The KGB was paying Ames handsomely — $2.7 million over nine years, making him the highest-paid American spy in history at the time. The money was delivered in cash, typically in packages of $20,000 to $50,000, left at dead drops around Washington. Ames would retrieve the money, deposit it in multiple bank accounts (another red flag that went unnoticed), and use it to fund his increasingly extravagant lifestyle. He was not hiding his wealth. He was flaunting it. And no one at the CIA asked the obvious question: how does a mid-level officer afford a half-million-dollar house and a Jaguar?
🔍 The Hunt: How Ames Was Finally Caught
By 1991, it was impossible to ignore the catastrophe. The CIA's entire Soviet network had been destroyed. Dozens of operations had collapsed. The agency knew it had a mole — and the mole was almost certainly in the Soviet counterintelligence division. A joint CIA-FBI task force was formed to find the traitor. The investigation was agonizingly slow. Agents who had been friends with Ames for years were interviewed. Financial records were examined. Polygraphs were administered. Ames passed his polygraph — twice. He was the head of Soviet counterintelligence. He was literally helping to design the investigation against himself. He knew every technique the investigators would use. He knew every question they would ask. He manipulated the process expertly.

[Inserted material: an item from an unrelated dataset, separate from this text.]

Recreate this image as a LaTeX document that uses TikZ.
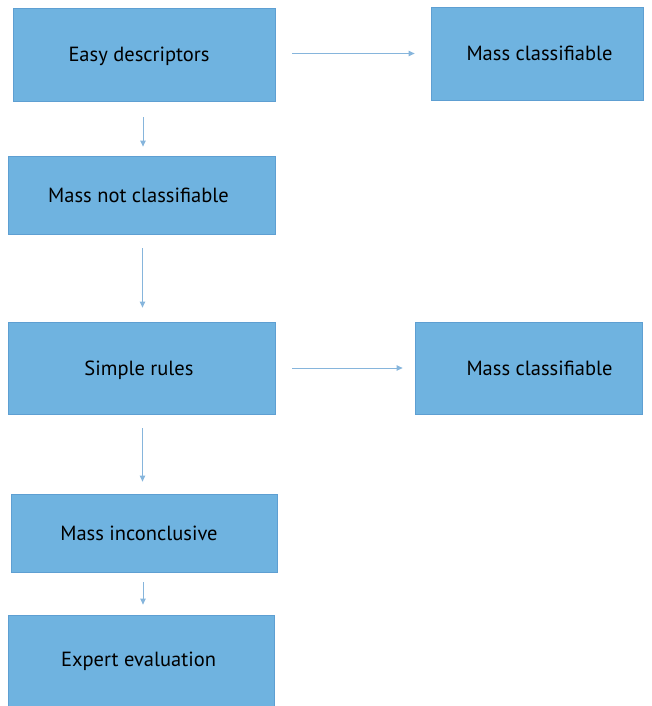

But he could not hide his money. The FBI's financial analysts finally noticed the gap between Ames's income and his spending. A thorough audit of his bank accounts revealed the cash deposits that no CIA salary could explain. The FBI placed Ames under surveillance. They searched his trash and found evidence of his contact with the KGB. On February 21, 1994, Ames was arrested as he was about to leave for a business trip to Moscow — a trip that, investigators believe, was his planned defection. He had booked one-way tickets for himself and his wife. Had he made that flight, he would have disappeared into Russia forever. But he did not make the flight. He was taken into custody at his home in Arlington, charged with espionage, and led away in handcuffs while his Jaguar sat in the driveway — a symbol of the greed that had destroyed him.
The Confession
"When FBI agents confronted Ames with the evidence of his betrayal, he did not deny it. He did not fight. He sat down and confessed — calmly, matter-of-factly, as if describing a business deal. He admitted to everything: the meetings with the KGB, the dead drops, the names he had sold. When asked about the men who had been executed because of his betrayal, he showed no visible emotion. His only concern was negotiating a lighter sentence for his wife. The man who had destroyed the CIA's Soviet operations walked into prison with the same bureaucratic demeanor he had once brought to the office."
🪨 Life in Prison and the Aftermath
Aldrich Ames pleaded guilty to espionage and was sentenced to life in prison without the possibility of parole. He avoided the death penalty by cooperating with authorities and pleading guilty. His wife, Rosario, received a five-year sentence for her role in assisting him. Ames is now in his eighties, serving his sentence at the Federal Correctional Institution in Terre Haute, Indiana — the same facility that houses other notorious federal inmates. He spends his days reading, corresponding with a handful of people, and occasionally granting interviews to journalists and historians. In these interviews, he expresses no remorse. He describes his actions as a business transaction. He claims that the Soviet agents he betrayed knew the risks they were taking. He has never apologized to the families of the men who were executed because of him. He will die in prison.
The Ames case transformed the way the CIA operates. After his arrest, the agency implemented sweeping reforms: mandatory financial disclosures, enhanced polygraph screening, stricter compartmentalization of sensitive information, and a security culture that no longer assumed that a "nice guy" with a desk job could not be a traitor. The trust-based culture that had allowed Ames to operate for nine years was dismantled. In its place, a system of verification, auditing, and suspicion was built. The irony is bitter: Aldrich Ames, the worst mole in CIA history, is also the man who forced the CIA to become a modern intelligence agency. His legacy is written in the security protocols that every CIA officer now follows. And his name is a permanent stain on the agency's history — a reminder that the greatest threat is not always the one outside the gates.
🤔 Frequently Asked Questions
1) How did Ames avoid detection for so long? Ames was the head of Soviet counterintelligence — the very division responsible for catching moles. He knew the investigation techniques, passed polygraphs, and benefited from a CIA culture that was slow to suspect its own officers. His unexplained wealth should have been a red flag, but it went uninvestigated for years.
2) How many people died because of Ames? At least ten Soviet intelligence officers working for the CIA were executed. The exact number of compromised operations and indirectly linked deaths is unknown but is believed to be much higher.
3) What happened to the $2.7 million? Ames spent most of the money on his lifestyle — his house, his Jaguar, his suits, his vacations, and his wife's shopping. The U.S. government seized his remaining assets after his arrest.
4) Is Ames still alive? Yes. As of 2025, he is in his eighties and remains incarcerated at the Federal Correctional Institution in Terre Haute, Indiana. He will spend the rest of his life in prison.
5) How did the CIA respond to the Ames scandal? The CIA implemented comprehensive security reforms, including mandatory financial disclosure, regular polygraph examinations for all employees, stricter information compartmentalization, and the creation of a dedicated counterintelligence center.